Being a pediatric nurse is more than a job for me. It’s a calling and part of my core identity. I love taking care of the sickest kids in our community, and my coworkers and I make miracles happen every single day. 

We strive to be the very best nurses possible, but we are not being given the staffing and resources to give our patients the care they need and deserve. Understaffing has reached crisis levels at hospitals owned by HCA Healthcare in Las Vegas – Sunrise, MountainView and Southern Hills – and throughout the country. That’s why we’re calling on HCA executives to invest their massive profits in frontline employees to ensure safe staffing and quality patient care.

Healthcare workers at HCA, America’s largest health system, have been yelling from the rooftops about short staffing for years. Well before the pandemic, employees were retiring, burning out and leaving because of inadequate compensation, and their open positions weren’t filled. Then Covid hit and I saw firsthand how it aggravated this long-term systemic problem.

Each morning of the pandemic, we walked into work past the “Heroes Work Here” signs and did our jobs despite the risk to our families. The constant anxiety, mandatory overtime and trauma of seeing so much death exacted a terrible cost. A lot of my coworkers left our hospital or the nursing profession altogether. And we lost some of our coworkers to the virus.

Because we’ve been chronically understaffed for years, we’ve struggled to respond adequately to public health crises like Covid and the recent surge in the respiratory virus RSV. Ideally in pediatrics, you want to have a maximum of four patients per nurse in order to provide the best care. But we sometimes have up to seven acutely ill young children per nurse. We’re forced to make impossible, gut-wrenching choices: Do I rush to the kid having trouble breathing, or help the one who desperately needs more pain medication? It feels like playing a frantic game of medical whack-a-mole, running from the most threatening crisis to the next.

On the main medical units, nurses sometimes have up to 10 adult patients to care for in a shift. That means each patient only gets around six minutes of care per hour, which just isn’t enough time to distribute medication, hang IV bags and take vital signs, let alone offer them any comfort. 

We’re not only suffering from utter physical exhaustion, but also from an even deeper threat to our well-being, which we refer to as “moral injury.” That’s the damage to our conscience when we witness situations that violate our deepest values. As a medical professional, when you repeatedly see patient suffering that could be avoided, that absolutely breaks you. Some days we sit in the car at the end of our shift and cry, because it’s so demoralizing when you do everything you can and it’s still not enough.

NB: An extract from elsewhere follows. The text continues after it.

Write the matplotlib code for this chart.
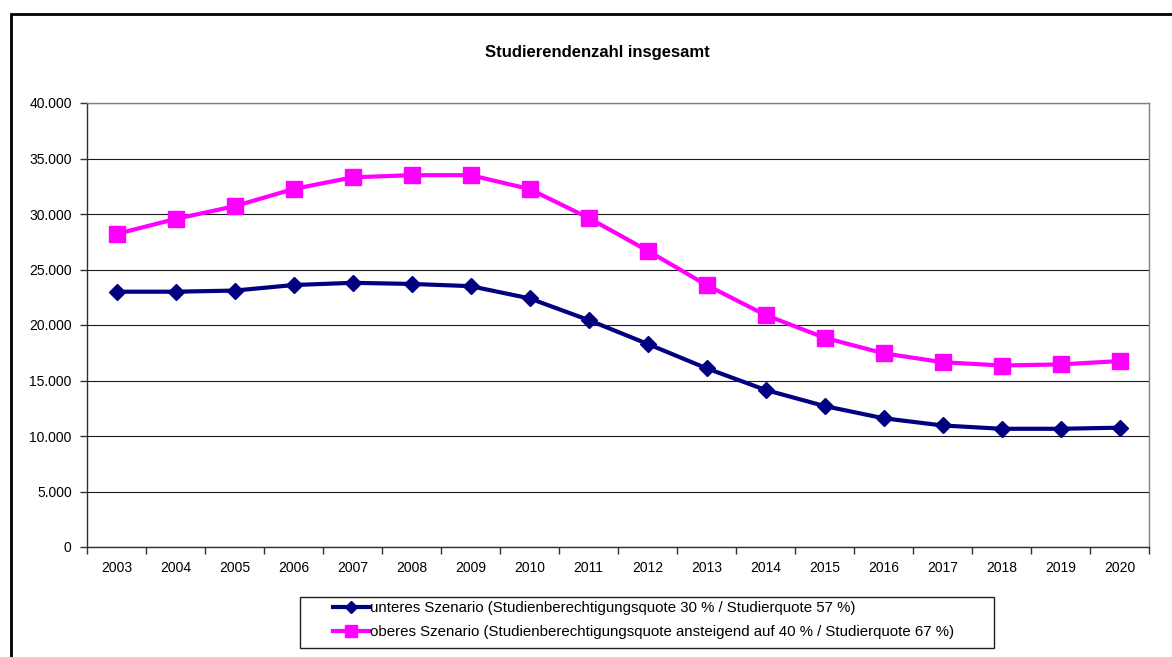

Our lived experience was recently backed up by a comprehensive report created by our union, SEIU, which analyzes federal healthcare data. According to that report, the average staffing level of HCA hospitals in Nevada is 34 percent lower than the national average.

The report shows how understaffing may be affecting care. HCA hospitals nationally performed worse than average on quality ratings and patient satisfaction surveys compiled by the Centers for Medicare and Medicaid Services (CMS) in 2021. For example, CMS reported that a disproportionate number of HCA hospitals have higher-than-average death rates for pneumonia patients.

While nurses and healthcare workers have been martyring ourselves to do our jobs under intolerable conditions, HCA reported more than $7 billion in profits in 2021. 

This issue matters to anyone who might need care for themselves, a sick child or other loved one, because your lives depend on it. HCA urgently needs to address the staffing crisis and retain workers so we can protect our vulnerable patients.

Jody Domineck has been a pediatric registered nurse at an HCA-owned hospital in Las Vegas for over 16 years, and is a member leader of her union, SEIU Nevada Local 1107.